Episode 60: A Full Rich Day
Hawkeye: Smithy, I’m going to have to go serious on you about this thing. We have a different perspective on the war as a whole than I think is possible for you. To a line officer with 30-40 guys lives depending upon him, and your life depending upon them; the war is not some big geo-political conflict between nations and ideologies. It’s not just China and America sticking their tongues out at each other. To you there’s maybe 30-40 guys in that high grass out there trying to kill me and my 30-40 guys. It’s that concentrated. To you that’s the entire war…But it’s something else in our little heaven. To us the war is trying very hard to control chaos. We are up to our bottoms in other people’s bottoms here. We can’t afford the same kind of fierce personal loyalties that you and Sergeant Brian feel for each other. Can you understand that?...It’s the size of the wound, who’s bleeding the most buckets who we give priority to. It’s the only place I know that being the worst is the best.

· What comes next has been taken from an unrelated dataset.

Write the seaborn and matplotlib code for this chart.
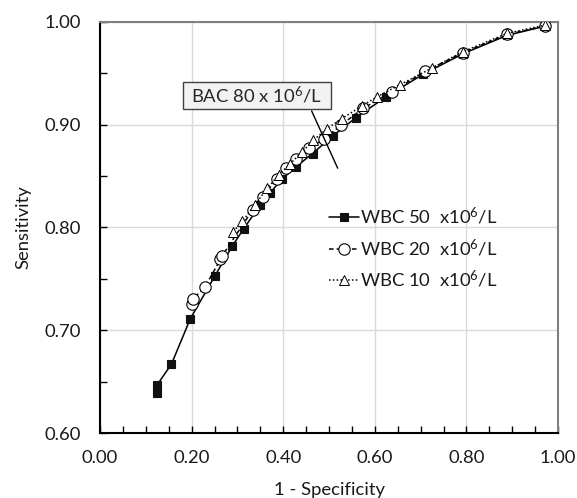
import numpy as np
import pandas as pd
import matplotlib
matplotlib.use("Agg")
import matplotlib.pyplot as plt
from matplotlib.patches import Rectangle
from matplotlib.ticker import MultipleLocator, FormatStrFormatter
import seaborn as sns

# ---------------- data ----------------
wbc50_x = [0.124, 0.125, 0.156, 0.197, 0.251, 0.289, 0.314, 0.350, 0.372, 0.397,
           0.428, 0.464, 0.508, 0.559, 0.624, 0.705, 0.792, 0.889, 0.972]
wbc50_y = [0.639, 0.647, 0.667, 0.711, 0.753, 0.782, 0.799, 0.822, 0.834, 0.847,
           0.859, 0.872, 0.889, 0.907, 0.927, 0.949, 0.969, 0.987, 0.996]

wbc20_x = [0.201, 0.202, 0.229, 0.263, 0.266, 0.333, 0.355, 0.386, 0.406, 0.428,
           0.457, 0.489, 0.527, 0.575, 0.637, 0.710, 0.792, 0.889, 0.972]
wbc20_y = [0.726, 0.730, 0.742, 0.769, 0.772, 0.817, 0.830, 0.847, 0.858, 0.867,
           0.877, 0.886, 0.900, 0.916, 0.932, 0.952, 0.970, 0.988, 0.996]

wbc10_x = [0.291, 0.311, 0.338, 0.365, 0.390, 0.415, 0.440, 0.466, 0.495, 0.528,
           0.571, 0.604, 0.655, 0.724, 0.792, 0.889, 0.972]
wbc10_y = [0.796, 0.806, 0.822, 0.838, 0.851, 0.862, 0.873, 0.885, 0.896, 0.906,
           0.918, 0.927, 0.939, 0.955, 0.971, 0.989, 0.997]

series_labels = [r"WBC 50  x10$^{\mathrm{6}}$/L",
                 r"WBC 20  x10$^{\mathrm{6}}$/L",
                 r"WBC 10  x10$^{\mathrm{6}}$/L"]

annot_text = r"BAC 80 x 10$^{\mathrm{6}}$/L"
annot_text_xy = (0.198, 0.9283)
annot_box_x = (0.1806, 0.5044)
annot_box_y = (0.9153, 0.9413)
annot_line_x = [0.462, 0.519]
annot_line_y = [0.9135, 0.8577]

x_ticks = [0.0, 0.2, 0.4, 0.6, 0.8, 1.0]
y_ticks = [0.6, 0.7, 0.8, 0.9, 1.0]

# ---------------- style ----------------
sns.set_theme(style="white")
plt.rcParams['font.family'] = ['Lato', 'DejaVu Sans']
plt.rcParams['mathtext.fontset'] = 'custom'
plt.rcParams['mathtext.rm'] = 'Lato'
plt.rcParams['mathtext.it'] = 'Lato:italic'
plt.rcParams['mathtext.bf'] = 'Lato:bold'

FS = 13.3
TXT = "#1a1a1a"
fig = plt.figure(figsize=(5.77, 4.98), dpi=100)
ax = fig.add_axes([100/577, 1-433/498, 458/577, 411/498])

df50 = pd.DataFrame({"x": wbc50_x, "y": wbc50_y})
df20 = pd.DataFrame({"x": wbc20_x, "y": wbc20_y})
df10 = pd.DataFrame({"x": wbc10_x, "y": wbc10_y})

sns.lineplot(data=df50, x="x", y="y", ax=ax, sort=False, estimator=None,
             color="black", linewidth=1.1, linestyle="-", marker="s",
             markersize=5.8, markerfacecolor="#111111", markeredgecolor="#111111",
             markeredgewidth=0.8, label=series_labels[0], zorder=3)
sns.lineplot(data=df20, x="x", y="y", ax=ax, sort=False, estimator=None,
             color="black", linewidth=1.1, linestyle=(0, (3, 2)), marker="o",
             markersize=8.2, markerfacecolor="white", markeredgecolor="black",
             markeredgewidth=0.8, label=series_labels[1], zorder=4)
sns.lineplot(data=df10, x="x", y="y", ax=ax, sort=False, estimator=None,
             color="black", linewidth=1.1, linestyle=(0, (1, 1.5)), marker="^",
             markersize=6.5, markerfacecolor="white", markeredgecolor="black",
             markeredgewidth=0.7, label=series_labels[2], zorder=5)

# annotation
ax.plot(annot_line_x, annot_line_y, color="black", linewidth=1.0, zorder=6)
ax.add_patch(Rectangle((annot_box_x[0], annot_box_y[0]),
                       annot_box_x[1] - annot_box_x[0],
                       annot_box_y[1] - annot_box_y[0],
                       facecolor="#f2f2f2", edgecolor="#404040", linewidth=1.0,
                       zorder=7))
ax.text(annot_text_xy[0], annot_text_xy[1], annot_text, fontsize=FS,
        ha="left", va="center", color="#262626", zorder=8)

# axes
ax.set_xlim(0, 1.0)
ax.set_ylim(0.6, 1.0)
ax.set_xticks(x_ticks)
ax.set_yticks(y_ticks)
ax.xaxis.set_major_formatter(FormatStrFormatter("%.2f"))
ax.yaxis.set_major_formatter(FormatStrFormatter("%.2f"))
ax.xaxis.set_minor_locator(MultipleLocator(0.05))
ax.yaxis.set_minor_locator(MultipleLocator(0.05))
ax.tick_params(which="both", direction="in", length=5, width=1.0, color="black",
               bottom=True, left=True, top=False, right=False)
ax.tick_params(axis="x", which="major", labelsize=FS, pad=12.5, labelcolor=TXT)
ax.tick_params(axis="y", which="major", labelsize=FS, pad=14, labelcolor=TXT)
ax.grid(True, which="major", color="#d9d9d9", linewidth=1.0)
ax.set_axisbelow(True)

for s in ["left", "bottom"]:
    ax.spines[s].set_color("black")
    ax.spines[s].set_linewidth(1.5)
for s in ["top", "right"]:
    ax.spines[s].set_color("#808080")
    ax.spines[s].set_linewidth(1.5)
    ax.spines[s].set_visible(True)

ax.set_xlabel("1 - Specificity", fontsize=FS, color=TXT, labelpad=11)
ax.set_ylabel("Sensitivity", fontsize=FS, color=TXT, labelpad=9)

leg = ax.legend(loc="center left", bbox_to_anchor=(0.5, 0.45), frameon=False,
                fontsize=FS, handlelength=1.6, handletextpad=0.1,
                labelspacing=0.55, borderpad=0, borderaxespad=0)
for t in leg.get_texts():
    t.set_color(TXT)

fig.savefig("out.png", dpi=100)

Hawkeye records a message to his dad about the events of a very eventful day. Among the variety of casualties presenting to the 4077th is an infantry soldier who demands the doctors treat his friend first by threatening them at gunpoint.

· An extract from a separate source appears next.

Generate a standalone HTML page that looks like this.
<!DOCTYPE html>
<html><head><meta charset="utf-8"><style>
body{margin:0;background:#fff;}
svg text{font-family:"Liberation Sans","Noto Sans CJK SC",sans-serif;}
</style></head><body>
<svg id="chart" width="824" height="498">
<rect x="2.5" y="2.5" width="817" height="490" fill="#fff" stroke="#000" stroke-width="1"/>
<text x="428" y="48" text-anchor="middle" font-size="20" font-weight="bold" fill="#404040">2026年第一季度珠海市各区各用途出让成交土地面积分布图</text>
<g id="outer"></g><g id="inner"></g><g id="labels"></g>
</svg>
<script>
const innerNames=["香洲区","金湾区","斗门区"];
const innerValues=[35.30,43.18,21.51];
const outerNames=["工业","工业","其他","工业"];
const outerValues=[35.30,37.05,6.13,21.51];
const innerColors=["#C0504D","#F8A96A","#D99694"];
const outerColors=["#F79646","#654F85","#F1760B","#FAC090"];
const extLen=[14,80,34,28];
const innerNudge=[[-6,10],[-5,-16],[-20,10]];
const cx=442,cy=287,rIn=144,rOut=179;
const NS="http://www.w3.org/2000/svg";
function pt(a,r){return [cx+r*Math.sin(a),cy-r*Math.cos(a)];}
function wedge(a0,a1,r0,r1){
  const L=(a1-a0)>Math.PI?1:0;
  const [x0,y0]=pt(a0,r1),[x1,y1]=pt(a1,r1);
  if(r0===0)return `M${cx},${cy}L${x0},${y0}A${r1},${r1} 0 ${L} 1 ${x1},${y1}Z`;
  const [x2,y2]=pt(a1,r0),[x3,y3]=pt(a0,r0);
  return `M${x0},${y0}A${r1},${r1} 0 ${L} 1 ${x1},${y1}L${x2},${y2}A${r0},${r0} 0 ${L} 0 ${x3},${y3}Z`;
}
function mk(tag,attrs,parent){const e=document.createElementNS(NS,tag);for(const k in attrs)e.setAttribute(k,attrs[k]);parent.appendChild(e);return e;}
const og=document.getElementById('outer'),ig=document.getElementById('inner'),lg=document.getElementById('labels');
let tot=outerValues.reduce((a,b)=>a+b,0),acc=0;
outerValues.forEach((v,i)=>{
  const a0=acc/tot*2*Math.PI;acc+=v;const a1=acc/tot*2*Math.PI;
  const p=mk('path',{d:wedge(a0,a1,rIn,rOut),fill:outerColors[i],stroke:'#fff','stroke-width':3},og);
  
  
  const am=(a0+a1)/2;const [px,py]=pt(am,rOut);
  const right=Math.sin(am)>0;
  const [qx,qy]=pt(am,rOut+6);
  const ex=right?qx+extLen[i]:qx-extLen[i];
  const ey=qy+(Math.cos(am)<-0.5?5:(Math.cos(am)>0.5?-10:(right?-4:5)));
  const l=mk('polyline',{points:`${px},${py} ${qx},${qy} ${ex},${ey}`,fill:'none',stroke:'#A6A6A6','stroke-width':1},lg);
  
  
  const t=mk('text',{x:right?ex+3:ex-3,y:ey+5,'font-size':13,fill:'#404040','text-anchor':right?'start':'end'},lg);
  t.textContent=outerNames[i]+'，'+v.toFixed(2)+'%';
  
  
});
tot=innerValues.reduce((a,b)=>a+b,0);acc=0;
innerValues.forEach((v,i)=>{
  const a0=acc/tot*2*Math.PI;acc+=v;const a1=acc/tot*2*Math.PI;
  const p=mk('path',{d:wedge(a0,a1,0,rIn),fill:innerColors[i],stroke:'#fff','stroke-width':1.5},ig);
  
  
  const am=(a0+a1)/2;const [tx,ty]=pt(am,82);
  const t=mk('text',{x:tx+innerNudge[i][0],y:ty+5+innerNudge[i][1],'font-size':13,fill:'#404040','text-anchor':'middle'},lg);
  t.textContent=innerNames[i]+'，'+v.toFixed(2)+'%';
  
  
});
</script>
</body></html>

While Loyalty to a leader or a team is a highly valued virtue in any organisation, there are times when blind loyalty can distort our view of reality and become a liability. I’ve worked in teams where loyalty to long standing relationships has compromised right decisions or covered-up wrong behaviour. In both cases truth and integrity became casualties of blind loyalty. In contrast, John Maxwell says “loyalty means giving me an honest opinion, whether you think I’ll like it or not.” From this position loyalty becomes more about faithfulness than friendship and the priority of leadership stays focused on the grander vision rather than allowing personal agendas making us vulnerable to being loyal to a Fault.